FanDuel - WFBC

April 13, 2010

NCAA May Screen Athletes with Sickle Cell: Out of the 21 college athletes who collapsed and died during training the past decade, eight had the sickle cell trait, a genetic disorder that can become fatal unexpectedly during exercise. An NCAA proposal to test for the trait is being resisted by the Sickle Cell Disease Association of America, which fears it could cost the afflicted athletes the chance to compete. "A lot of the kids who have died, they've known they have sickle-cell trait and they still run them to death," said Dr. William Roberts, coauthor of recommendations for preseason physicals. "It should just be a change in the training program to protect everyone and not just the kids with sickle."

posted by rcade to general at 11:11 AM - 5 comments

From the article:

During extreme exercise, some blood cells in an athlete with sickle-cell trait elongate into sickle shapes that can disrupt blood flow to parts of the body, potentially causing damage. Heat, altitude and dehydration increase the risk of sickling, according to the National Athletic Trainers' Association, which recommends easing athletes into workouts, giving them regular breaks and modifying intense conditioning tests.

The recommendations for exercise for those with sickle cell trait seem like good general practices anyway. I don't think people should be singled out. I believe it is illegal for employers (like the NFL) to do genetic testing.

posted by bperk at 11:21 AM on April 13

thanks for this, rcade.

posted by smithers at 11:39 AM on April 13

Ryan Clark for the Steelers has this. I am not sure if we talked about him last season when he sat out a game in Denver due to sickle cell. He had to have his spleen and gallbladder removed and almost die when he played there a fews years back. I think testing for this would be very inportant in college especially if you play teams from Colorado.

posted by Debo270 at 01:46 PM on April 13

I don't think people should be singled out.
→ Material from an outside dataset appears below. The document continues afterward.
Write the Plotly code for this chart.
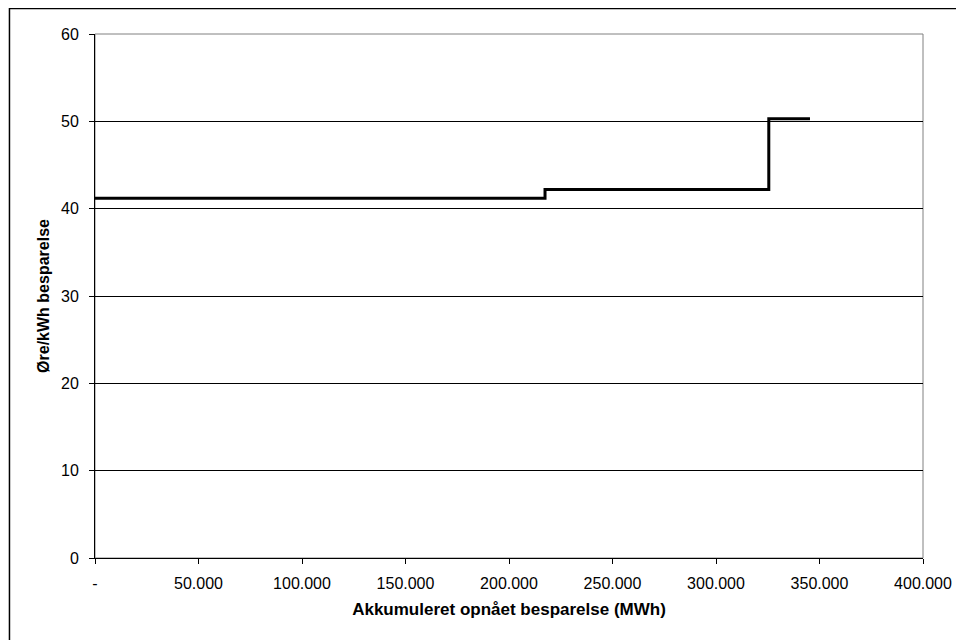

I believe it is illegal for employers (like the NFL) to do genetic testing.

Would it be ok if they suggest to all their black players that they get the testing done on their own and then choose to share it with team management and medical personnel? The testing is the only way to determine if they have this condition or not. Would you prefer they keep their privacy and run the risk of unncessary death?

posted by irunfromclones at 07:12 PM on April 13

I can understand the benefits, but there are some pretty big implications to testing too. If every potential NCAA athlete was screened for sickle cell by the NCAA, would schools allow any of them to compete? Would their insurers? Genetic testing for this and other conditions could end up disqualifying a lot of athletes.